Over the past couple of years, economies around the region have started to undergo change once again, thanks to a series of structural reforms. New factors are driving economic development in the region and changing the dynamics of growth.

Not the least of these is China's Belt and Road Initiative, which aims to build a trade and infrastructure network along the ancient Silk Road routes. Other factors include a shift toward domestic consumption in China and a number of economies in the Association of Southeast Asian Nations (ASEAN), the rapid growth in services and fresh economic models.

"I am cautiously optimistic," said Calder.

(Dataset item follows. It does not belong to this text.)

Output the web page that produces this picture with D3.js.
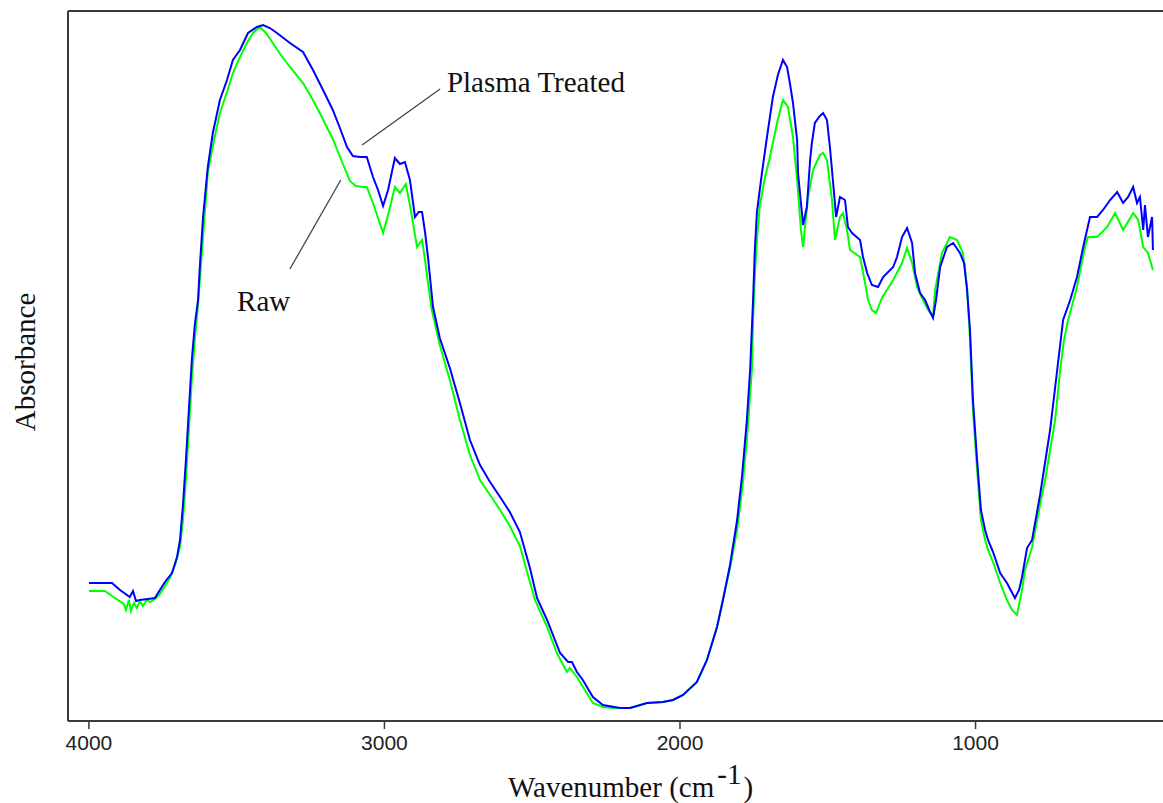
<!DOCTYPE html>
<html>
<head>
<meta charset="utf-8">
<script src="https://cdn.jsdelivr.net/npm/d3@7"></script>
<style>
  html, body { margin: 0; padding: 0; background: #fff; }
  svg { display: block; }
</style>
</head>
<body>
<div id="chart"></div>
<script>
// wavenumber (cm-1) and absorbance
const plasmaWn = [3998,3961,3920,3893,3860,3849,3839,3826,3799,3775,3758,3741,3717,3700,3690,3680,3670,3660,3650,3640,3629,3623,3612,3596,3579,3555,3531,3511,3487,3460,3430,3409,3386,3362,3318,3274,3240,3206,3173,3149,3125,3105,3081,3058,3037,3020,3003,2986,2963,2946,2929,2912,2895,2882,2871,2861,2851,2834,2811,2777,2743,2709,2675,2641,2607,2574,2540,2506,2482,2448,2404,2377,2364,2347,2327,2293,2259,2201,2167,2110,2056,2022,1988,1941,1907,1873,1853,1829,1805,1788,1772,1761,1751,1745,1738,1721,1704,1684,1667,1650,1636,1626,1616,1602,1599,1585,1582,1569,1558,1552,1542,1525,1514,1501,1491,1481,1470,1457,1440,1430,1416,1389,1379,1365,1349,1328,1311,1277,1264,1247,1230,1213,1203,1186,1169,1152,1142,1132,1118,1095,1074,1051,1037,1027,1017,1007,993,980,966,956,939,915,892,865,851,841,831,824,807,780,746,722,702,678,655,634,611,587,567,543,519,499,482,465,452,442,431,425,415,401,398];
const plasmaAbs = [.138,.138,.138,.131,.124,.130,.120,.121,.122,.123,.131,.139,.148,.164,.181,.216,.261,.311,.361,.396,.421,.454,.504,.554,.588,.621,.641,.661,.671,.688,.694,.696,.693,.688,.678,.669,.651,.631,.611,.593,.574,.565,.564,.564,.544,.531,.515,.531,.563,.557,.559,.541,.504,.509,.509,.489,.464,.414,.383,.353,.318,.281,.256,.239,.224,.209,.189,.153,.123,.101,.068,.059,.059,.049,.041,.024,.016,.013,.013,.018,.019,.021,.026,.039,.061,.094,.121,.156,.201,.246,.301,.351,.421,.471,.509,.548,.584,.624,.646,.661,.654,.637,.618,.581,.548,.506,.496,.514,.561,.578,.598,.605,.608,.601,.574,.541,.504,.524,.521,.494,.488,.481,.464,.448,.436,.434,.444,.454,.464,.484,.493,.478,.448,.428,.421,.409,.403,.421,.454,.474,.478,.468,.458,.431,.391,.321,.261,.211,.191,.181,.169,.148,.138,.123,.131,.144,.161,.173,.181,.226,.291,.351,.401,.421,.444,.474,.504,.504,.511,.521,.529,.518,.524,.534,.518,.524,.491,.516,.484,.504,.471];

const rawWn = [3998,3944,3920,3900,3880,3873,3863,3856,3846,3836,3826,3816,3802,3792,3775,3758,3741,3724,3707,3690,3680,3670,3660,3650,3640,3629,3623,3609,3596,3575,3555,3531,3511,3487,3464,3443,3420,3399,3376,3349,3318,3274,3244,3217,3173,3139,3115,3095,3071,3058,3037,3020,3003,2986,2963,2946,2926,2909,2888,2871,2861,2851,2838,2811,2777,2743,2709,2675,2641,2607,2574,2540,2506,2489,2448,2415,2381,2371,2347,2320,2293,2259,2225,2167,2110,2056,2022,1988,1941,1907,1873,1853,1829,1805,1788,1772,1755,1751,1745,1738,1728,1711,1694,1670,1650,1633,1616,1602,1589,1582,1565,1548,1525,1514,1501,1484,1474,1457,1447,1433,1423,1389,1372,1362,1349,1335,1315,1277,1247,1230,1213,1196,1176,1159,1142,1135,1112,1085,1061,1041,1027,1017,1007,993,980,966,956,939,915,892,875,858,848,841,831,807,780,763,746,729,712,699,685,655,628,618,587,553,526,499,465,448,431,415,401,398];
const rawAbs = [.130,.130,.125,.121,.117,.111,.121,.110,.118,.113,.120,.115,.121,.119,.122,.127,.135,.143,.156,.174,.201,.241,.291,.341,.381,.416,.441,.496,.548,.581,.608,.629,.648,.664,.678,.688,.694,.688,.678,.666,.654,.638,.623,.608,.582,.557,.540,.535,.534,.534,.518,.503,.488,.506,.534,.528,.537,.511,.474,.481,.461,.438,.411,.376,.341,.301,.266,.241,.226,.211,.195,.175,.139,.121,.094,.068,.049,.053,.044,.031,.018,.014,.013,.013,.018,.019,.021,.026,.039,.061,.094,.121,.153,.191,.231,.281,.351,.401,.446,.481,.516,.543,.564,.598,.621,.614,.584,.541,.491,.474,.524,.551,.566,.568,.561,.521,.481,.504,.508,.491,.471,.464,.438,.421,.411,.408,.423,.441,.458,.473,.458,.434,.421,.411,.405,.431,.468,.484,.481,.468,.434,.381,.311,.251,.201,.181,.171,.159,.138,.121,.111,.106,.121,.131,.151,.174,.216,.241,.271,.301,.351,.381,.401,.434,.474,.484,.484,.494,.508,.491,.508,.501,.474,.468,.454,.451];

const xTicks = [4000, 3000, 2000, 1000];

const labels = [
  { text: "Plasma Treated", wn: 2787, abs: .629, fromWn: 3074, fromAbs: .576, toWn: 2810, toAbs: .632 },
  { text: "Raw", wn: 3497, abs: .410, fromWn: 3318, fromAbs: .452, toWn: 3146, toAbs: .541 }
];

const width = 1163, height = 803;
const margin = { left: 68, top: 11, bottom: 82 };
const plotBottom = height - margin.bottom;

const svg = d3.select("#chart").append("svg")
    .attr("width", width)
    .attr("height", height);

const x = d3.scaleLinear().domain([4069, 364]).range([margin.left, width]);
const y = d3.scaleLinear().domain([0, 0.71]).range([plotBottom, margin.top]);

const frameColor = "#3a3a3a";

// frame: top, left, bottom
svg.append("line").attr("x1", margin.left).attr("x2", width)
    .attr("y1", margin.top).attr("y2", margin.top)
    .attr("stroke", frameColor).attr("stroke-width", 2);
svg.append("line").attr("x1", margin.left).attr("x2", margin.left)
    .attr("y1", margin.top).attr("y2", plotBottom)
    .attr("stroke", frameColor).attr("stroke-width", 2);

const xAxis = d3.axisBottom(x)
    .tickValues(xTicks)
    .tickFormat(d3.format("d"))
    .tickSize(8).tickSizeOuter(0).tickPadding(6);
const gx = svg.append("g")
    .attr("transform", "translate(0," + plotBottom + ")")
    .call(xAxis);
gx.select(".domain").attr("stroke", frameColor).attr("stroke-width", 2)
    .attr("d", "M" + margin.left + ",0H" + width);
gx.selectAll(".tick line").attr("stroke", frameColor).attr("stroke-width", 1.5);
gx.selectAll(".tick text")
    .style("font-family", "'Liberation Sans', Arial, sans-serif")
    .style("font-size", "21px")
    .attr("fill", "#222");

const line = d3.line()
    .x(d => x(d[0]))
    .y(d => y(d[1]));

const rawData = rawWn.map((w, i) => [w, rawAbs[i]]);
const plasmaData = plasmaWn.map((w, i) => [w, plasmaAbs[i]]);

svg.append("path")
    .datum(rawData)
    .attr("fill", "none")
    .attr("stroke", "#00ff00")
    .attr("stroke-width", 2)
    .attr("d", line);

svg.append("path")
    .datum(plasmaData)
    .attr("fill", "none")
    .attr("stroke", "#0000ff")
    .attr("stroke-width", 2)
    .attr("d", line);

// annotation leaders and labels
labels.forEach(l => {
    svg.append("line")
        .attr("x1", x(l.fromWn)).attr("y1", y(l.fromAbs))
        .attr("x2", x(l.toWn)).attr("y2", y(l.toAbs))
        .attr("stroke", "#444")
        .attr("stroke-width", 1.3);
    svg.append("text")
        .attr("x", x(l.wn))
        .attr("y", y(l.abs))
        .style("font-family", "'Liberation Serif', 'Times New Roman', serif")
        .style("font-size", "29px")
        .attr("fill", "#111")
        .text(l.text);
});

// axis titles
const title = svg.append("text")
    .attr("x", 508)
    .attr("y", 797)
    .style("font-family", "'Liberation Serif', 'Times New Roman', serif")
    .style("font-size", "29px")
    .attr("fill", "#111");
title.append("tspan").text("Wavenumber (cm");
title.append("tspan").attr("dy", -13).attr("dx", 3).text("-1");
title.append("tspan").attr("dy", 13).attr("dx", 2).text(")");

svg.append("text")
    .attr("transform", "translate(35,362) rotate(-90)")
    .attr("text-anchor", "middle")
    .style("font-family", "'Liberation Serif', 'Times New Roman', serif")
    .style("font-size", "29px")
    .attr("fill", "#111")
    .text("Absorbance");
</script>
</body>
</html>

China's economy will be mildly decelerating, he said, but with positive structural shifts toward the services and domestic demand — with growth supplemented by the early fruits of the Belt and Road Initiative — growth in India, Indonesia and the Philippines could well accelerate.

"The commencement of Asian Infrastructure Investment Bank activities, and deepened cooperative interaction between the AIIB and other multilaterals, such as the Asian Development Bank (ADB), will also be positive developments."

For Calder and other speakers, the way the various initiatives fit together is a major development, as they complement and enhance one another to create a new ecosystem for trade.

The AIIB, for example, can facilitate the Belt and Road Initiative's new trade routes with infrastructure funding. The spread of modern banking and finance can make capital more accessible while multilateral trade and investment pacts can ease the flow of capital throughout the region.

For small businesses, the new sharing economy and avenues for growth such as crowdfunding should also open up new opportunities.

Few initiatives embody this new multilateral approach to regional economic development as the ASEAN Economic Community (AEC). This year marks the first BFA since the regional economic bloc was formally launched on Dec 31.

The role of the AEC — and its ambitious goal to develop ASEAN into a single market and production base with free flow of goods, services, capital and skilled labor — should feature prominently in the discussion of the new dynamic and new vision for Asia. The AEC has the potential to positively impact the global economy.

Francis Tan, senior economist at Singapore-based United Overseas Bank, said: "This will not be a one-year good story, but will benefit the region for the next couple of years."